Alpine Valley Music Theater up for sale
EAST TROY—Alpine Valley Music Theater is for sale.
Stan Johnson Co., an affiliate of Milwaukee's Zilber Property Group, has listed the property for $8.44 million, according to the listing on the Stan Johnson Co. website.
The 198-acre venue is leased and operated by music promoter Live Nation, who has about five years left on a lease that calls for $675,000 annual lease payments, according to the listing.
Zilber owns the venue, according to Walworth County property records.
The property comes with “no landlord responsibilities for the maintenance, repair and replacement of the property for the duration of the lease term,” according to the listing.
The outdoor theater seats 37,000 and is the second-largest amphitheatre in the United States, the listing notes. In its 37 years, acts such as the Grateful Dead, the Rolling Stones and Coldplay have graced the stage.
In the last few years, only about six artists have come to the venue--a stark contrast from its upbeat history.
Walworth County officials in early this summer met with Live Nation representatives to discuss how Alpine Valley could compete with other music venues. They discussed adjusting zoning regulations to allow for camping like that permitted at some music festivals, Michael Cotter, director of the county land use and resource management department, said in July.
Mark Campana, co-president of Live Nation's North America concerts, told the Milwaukee Journal Sentinel earlier that expanding camping at the venue could result in as many as 10 acts a year at the venue.
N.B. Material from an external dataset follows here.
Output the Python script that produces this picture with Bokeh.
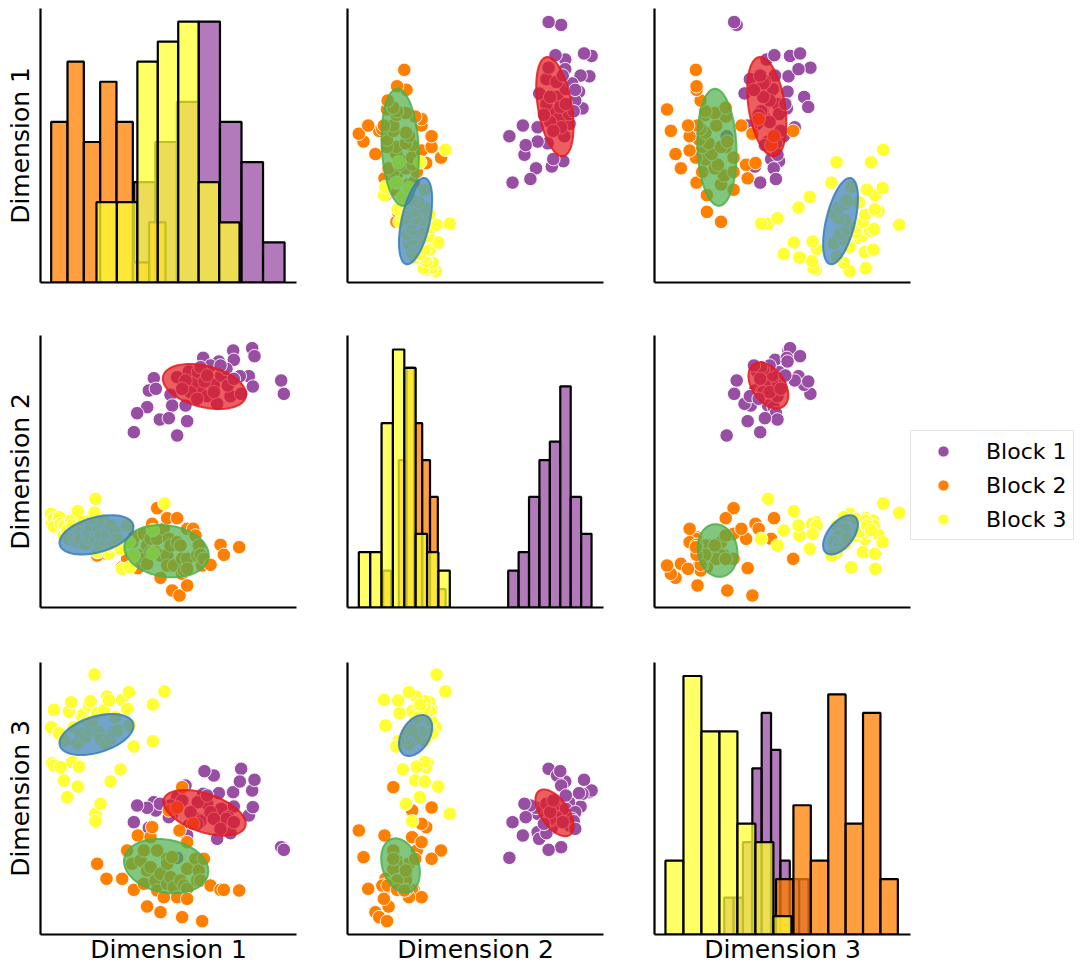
import numpy as np
from bokeh.plotting import figure
from bokeh.models import Range1d, FixedTicker, Legend, LegendItem
from bokeh.layouts import row, column
from bokeh.embed import file_html
from bokeh.resources import INLINE

block_names = ["Block 1", "Block 2", "Block 3"]
block_colors = ["#984ea3", "#ff7f00", "#ffff33"]
ellipse_colors = ["#e41a1c", "#4daf4a", "#377eb8"]
dim_labels = ["Dimension 1", "Dimension 2", "Dimension 3"]
dim_limits = [(12.0, 88.8), (0.0, 81.6), (0.0, 81.6)]

# ---- Block 1 (purple) ----
b1_d1 = [69.8, 75.5, 76.2, 70.0, 60.8, 65.5, 46.0, 44.5, 46.6, 53.0, 56.5, 51.0, 51.5, 55.5, 44.0, 41.0,
         47.8, 50.5, 56.0, 40.0, 53.0, 60.0, 62.0, 65.0, 69.0, 72.2, 74.5, 75.7, 84.2, 85.0, 71.8, 64.0,
         58.0, 59.2, 66.2, 61.2, 68.2, 55.5, 63.0, 67.8, 60.0, 64.0, 70.0, 57.0, 66.0, 59.0, 62.0, 54.5]
b1_d2 = [77.1, 77.8, 75.4, 74.3, 74.9, 73.8, 68.8, 65.1, 65.6, 69.1, 70.8, 63.8, 60.6, 60.6, 60.1, 58.3,
         56.4, 56.8, 55.9, 52.6, 51.6, 65.1, 63.4, 61.1, 63.4, 64.1, 69.4, 66.3, 68.1, 64.1, 69.4, 66.8,
         67.4, 70.6, 69.6, 67.8, 66.6, 68.1, 72.6, 71.6, 72.1, 64.6, 68.6, 64.6, 72.6, 62.6, 69.6, 65.6]
b1_d3 = [42.7, 43.2, 46.4, 38.4, 42.2, 42.4, 39.7, 32.0, 37.2, 41.2, 32.7, 38.7, 36.2, 30.7, 38.0, 38.7,
         39.2, 35.2, 29.7, 33.7, 23.0, 34.4, 39.2, 28.7, 30.4, 49.7, 35.7, 38.2, 26.2, 25.4, 45.9, 47.7,
         35.2, 39.7, 37.7, 49.0, 35.2, 44.7, 36.7, 34.7, 34.0, 34.7, 33.7, 36.7, 31.7, 33.2, 41.7, 40.2]

# ---- Block 2 (orange) ----
b2_d1 = [29.0, 31.8, 36.5, 38.0, 39.5, 40.0, 41.2, 42.0, 43.0, 43.0, 44.0, 44.0, 45.0, 45.0, 45.5, 46.5,
         47.0, 47.0, 48.0, 48.0, 49.0, 50.5, 50.0, 50.0, 50.0, 51.5, 51.0, 52.0, 53.0, 53.0, 53.7, 54.0,
         54.5, 54.5, 55.0, 56.0, 56.0, 56.0, 56.0, 57.8, 58.5, 59.0, 59.5, 60.0, 60.5, 61.0, 63.0, 66.0,
         67.0, 71.6]
b2_d2 = [15.6, 16.1, 12.1, 14.6, 19.6, 21.1, 11.8, 15.6, 22.1, 14.6, 13.1, 18.6, 20.6, 16.6, 25.1, 16.6,
         29.8, 20.6, 8.9, 15.6, 23.6, 20.6, 26.8, 15.6, 12.6, 5.1, 18.6, 12.6, 26.8, 19.6, 3.6, 18.6,
         10.1, 14.6, 11.1, 6.6, 14.6, 11.6, 23.6, 23.6, 21.6, 15.6, 18.6, 15.8, 12.6, 14.6, 12.8, 18.8,
         15.8, 18.1]
b2_d3 = [21.2, 16.7, 16.7, 25.2, 21.2, 13.4, 29.7, 22.2, 25.2, 15.2, 8.4, 19.2, 29.2, 20.2, 32.2, 16.2,
         25.2, 13.2, 6.7, 18.2, 11.2, 37.2, 22.7, 21.2, 15.2, 23.2, 17.2, 14.2, 38.1, 11.2, 31.2, 16.2,
         5.2, 44.2, 14.7, 13.7, 19.7, 10.7, 27.7, 33.2, 22.7, 16.2, 19.2, 16.2, 4.0, 22.7, 14.7, 13.4,
         13.4, 13.2]

# ---- Block 3 (yellow) ----
b3_d1 = [15.2, 15.5, 16.0, 16.0, 17.5, 18.0, 19.0, 19.2, 20.0, 20.5, 21.2, 21.5, 22.0, 23.0, 23.2, 23.5,
         24.0, 24.5, 25.0, 25.5, 26.0, 26.5, 27.0, 27.0, 27.5, 28.2, 28.5, 28.5, 29.0, 29.5, 30.0, 30.0,
         31.0, 31.5, 32.0, 32.5, 33.0, 33.0, 34.0, 34.5, 35.0, 36.0, 36.5, 38.0, 38.5, 38.8, 45.7, 45.7,
         49.2, 40.0]
b3_d2 = [28.1, 25.6, 26.8, 24.3, 27.1, 25.1, 21.6, 24.6, 23.1, 20.6, 26.1, 24.6, 20.6, 19.6, 28.9, 22.1,
         20.6, 24.6, 25.8, 19.1, 21.6, 22.6, 24.6, 20.6, 26.6, 28.4, 32.6, 20.6, 16.6, 23.6, 21.6, 18.6,
         26.1, 19.6, 21.8, 16.1, 24.6, 18.6, 19.1, 22.6, 20.6, 17.6, 11.6, 24.6, 19.6, 12.1, 23.2, 16.3,
         31.2, 15.6]
b3_d3 = [62.2, 51.4, 67.4, 50.7, 60.4, 50.2, 46.2, 58.2, 41.2, 67.0, 69.7, 51.7, 62.2, 57.2, 44.4, 50.4,
         60.4, 65.2, 66.2, 59.2, 64.2, 68.7, 70.0, 61.2, 64.2, 78.0, 36.2, 34.0, 66.4, 60.7, 58.7, 39.2,
         67.2, 57.2, 71.4, 70.2, 45.9, 58.7, 60.7, 65.2, 61.2, 49.5, 70.4, 67.7, 72.7, 62.7, 69.0, 58.0,
         72.9, 56.4]

# ---- diagonal histograms: bin edges and counts (purple, orange, yellow) ----
h11_b1_edges = [40.0, 46.46, 52.92, 59.38, 65.84, 72.3, 78.76, 85.22]
h11_b1_counts = [5, 7, 9, 13, 8, 6, 2]
h11_b2_edges = [15.2, 20.1, 25.0, 29.9, 34.8, 39.7, 44.6, 49.5]
h11_b2_counts = [8, 11, 7, 10, 8, 1, 3]
h11_b3_edges = [28.8, 34.93, 41.06, 47.19, 53.32, 59.45, 65.58, 71.71]
h11_b3_counts = [4, 4, 11, 12, 13, 5, 3]

h22_b1_edges = [51.22, 54.54, 57.86, 61.18, 64.50, 67.82, 71.15, 74.47, 77.79]
h22_b1_counts = [2, 3, 6, 8, 9, 12, 6, 4]
h22_b2_edges = [11.37, 13.86, 16.35, 18.83, 21.32, 23.81, 26.30, 28.79, 31.27]
h22_b2_counts = [2, 0, 8, 13, 10, 8, 6, 1]
h22_b3_edges = [3.61, 7.24, 10.86, 14.48, 18.11, 21.73, 25.36, 28.98, 32.61]
h22_b3_counts = [3, 3, 10, 14, 13, 4, 3, 2]

h33_b1_edges = [22.22, 25.21, 28.19, 31.18, 34.16, 37.15, 40.13, 43.12, 46.10, 49.09]
h33_b1_counts = [2, 2, 5, 9, 12, 10, 4, 3, 3]
h33_b2_edges = [38.73, 44.28, 49.83, 55.38, 60.92, 66.47, 72.02, 77.57]
h33_b2_counts = [3, 7, 4, 13, 6, 12, 3]
h33_b3_edges = [3.49, 9.23, 14.96, 20.70, 26.43, 32.17, 37.90, 43.64]
h33_b3_counts = [4, 14, 11, 11, 6, 5, 1]

hist_count_max = [13.65, 14.76, 14.73]

# ---- fitted-component ellipses per panel: (cx, cy, half-extent x, half-extent y, rho), red/green/blue ----
ell_r1c2 = [(66.1, 61.3, 5.95, 13.9, -0.40), (16.8, 49.9, 5.95, 16.4, -0.15), (21.7, 29.2, 5.3, 12.1, 0.50)]
ell_r1c3 = [(35.8, 61.3, 6.24, 13.9, -0.34), (19.9, 49.9, 6.24, 16.4, -0.10), (59.3, 29.2, 5.56, 12.1, 0.53)]
ell_r2c1 = [(61.2, 66.3, 12.5, 6.75, -0.35), (49.8, 16.9, 12.65, 7.85, -0.15), (28.8, 21.8, 11.1, 5.9, 0.40)]
ell_r2c3 = [(36.3, 66.6, 6.35, 6.9, -0.42), (20.1, 17.1, 6.35, 7.9, -0.10), (59.3, 21.8, 5.56, 5.9, 0.53)]
ell_r3c1 = [(61.2, 36.5, 12.35, 6.85, -0.48), (49.7, 20.5, 12.65, 8.15, -0.18), (28.8, 60.0, 11.1, 6.15, 0.42)]
ell_r3c2 = [(66.0, 36.5, 6.1, 7.0, -0.56), (16.9, 20.7, 6.16, 8.15, -0.26), (21.7, 59.7, 5.3, 6.15, 0.40)]

# ------------------------------------------------------------------
blocks = [[b1_d1, b1_d2, b1_d3], [b2_d1, b2_d2, b2_d3], [b3_d1, b3_d2, b3_d3]]
hists = {
    0: [(h11_b1_edges, h11_b1_counts), (h11_b2_edges, h11_b2_counts), (h11_b3_edges, h11_b3_counts)],
    1: [(h22_b1_edges, h22_b1_counts), (h22_b2_edges, h22_b2_counts), (h22_b3_edges, h22_b3_counts)],
    2: [(h33_b1_edges, h33_b1_counts), (h33_b2_edges, h33_b2_counts), (h33_b3_edges, h33_b3_counts)],
}
ellipses = {(0, 1): ell_r1c2, (0, 2): ell_r1c3, (1, 0): ell_r2c1,
            (1, 2): ell_r2c3, (2, 0): ell_r3c1, (2, 1): ell_r3c2}

FONT = "DejaVu Sans"
frame_h = [274, 272, 272]
border_bottom = [45, 47, 39]
dim_ranges = [Range1d(*lim) for lim in dim_limits]

t = np.linspace(0, 2 * np.pi, 120)
legend_renderers = []
figs = [[None] * 3 for _ in range(3)]

for r in range(3):
    for c in range(3):
        if r == c:
            yr = Range1d(0, hist_count_max[r])
        else:
            yr = dim_ranges[r]
        p = figure(x_range=dim_ranges[c], y_range=yr, frame_width=256, frame_height=frame_h[r],
                   min_border_left=40, min_border_right=11, min_border_top=8,
                   min_border_bottom=border_bottom[r], toolbar_location=None,
                   output_backend="svg", background_fill_color="white")
        p.grid.visible = False
        p.outline_line_color = None
        for ax in (p.xaxis[0], p.yaxis[0]):
            ax.ticker = FixedTicker(ticks=[])
            ax.axis_line_width = 2.2
            ax.axis_line_color = "black"
            ax.major_tick_line_color = None
            ax.minor_tick_line_color = None
            ax.axis_label_text_font = FONT
            ax.axis_label_text_font_size = "25px"
            ax.axis_label_text_font_style = "normal"
            ax.axis_label_text_color = "black"
        if c == 0:
            p.yaxis.axis_label = dim_labels[r]
            p.yaxis.axis_label_standoff = 6
        if r == 2:
            p.xaxis.axis_label = dim_labels[c]
            p.xaxis.axis_label_standoff = 0

        if r == c:
            for b in range(3):
                edges, counts = hists[r][b]
                left = [edges[i] for i in range(len(counts)) if counts[i] > 0]
                right = [edges[i + 1] for i in range(len(counts)) if counts[i] > 0]
                top = [counts[i] for i in range(len(counts)) if counts[i] > 0]
                p.quad(left=left, right=right, bottom=0, top=top, fill_color=block_colors[b],
                       fill_alpha=0.75, line_color="black", line_width=2.2)
        else:
            rends = []
            for b in range(3):
                rd = p.scatter(x=blocks[b][c], y=blocks[b][r], size=13.5, marker="circle",
                               fill_color=block_colors[b], line_color="white", line_width=0.9)
                rends.append(rd)
            for k, (cx, cy, hx, hy, rho) in enumerate(ellipses[(r, c)]):
                ex = cx + hx * np.cos(t)
                ey = cy + hy * (rho * np.cos(t) + np.sqrt(1 - rho ** 2) * np.sin(t))
                p.patch(ex, ey, fill_color=ellipse_colors[k], fill_alpha=0.7,
                        line_color=ellipse_colors[k], line_alpha=0.85, line_width=2)
            if (r, c) == (1, 2):
                legend_renderers = rends
        figs[r][c] = p

legend = Legend(items=[LegendItem(label=block_names[b], renderers=[legend_renderers[b]]) for b in range(3)],
                location=(0, 67), margin=0, padding=6, spacing=6, glyph_width=52, glyph_height=28,
                label_standoff=17, label_text_font=FONT, label_text_font_size="22px",
                label_text_color="black", border_line_color="#cccccc", border_line_width=1.5,
                background_fill_color="white", background_fill_alpha=1.0)
figs[1][2].add_layout(legend, "right")

layout = column(*[row(*figs[r], spacing=0) for r in range(3)], spacing=0)
open("out.html", "w").write(file_html(layout, INLINE))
In July, the Under the Influence Music Tour featuring hip-hop artists including Wiz Khalifa and Young Jeezy cancelled its Aug. 9 performance at Alpine Valley.
The collective of hip-hop artists performed Aug. 5 at Tinley Park in Chicago.
On Saturday, Jimmy Buffett and about 27,000 parrotheads occupied the venue. The week before, Kiss and Def Leppard performed.
Kiss and Buffett were the only two shows at Alpine Valley this summer.
According to Gazette archives, the number of summer shows began to dwindle in 2005. That summer, four performances were booked. Before that, the venue saw an average of 10 shows per summer.
The Walworth County Sheriff's Office patrols the shows. In the heyday, county deputies wrote about $200,000 worth of tickets, archives state.
In a previous interview, Michael Cotter, director of the county land use and resource management department, told The Gazette that Alpine Valley at one time "was the place" to be.
He remembers attending the Monsters of Rock Tour in 1988. In the three-day kickoff at Alpine, Van Halen, Metallica and other rock stars performed and MTV broadcasted live, he said.
"They kicked off huge concert tours at Alpine," Cotter said.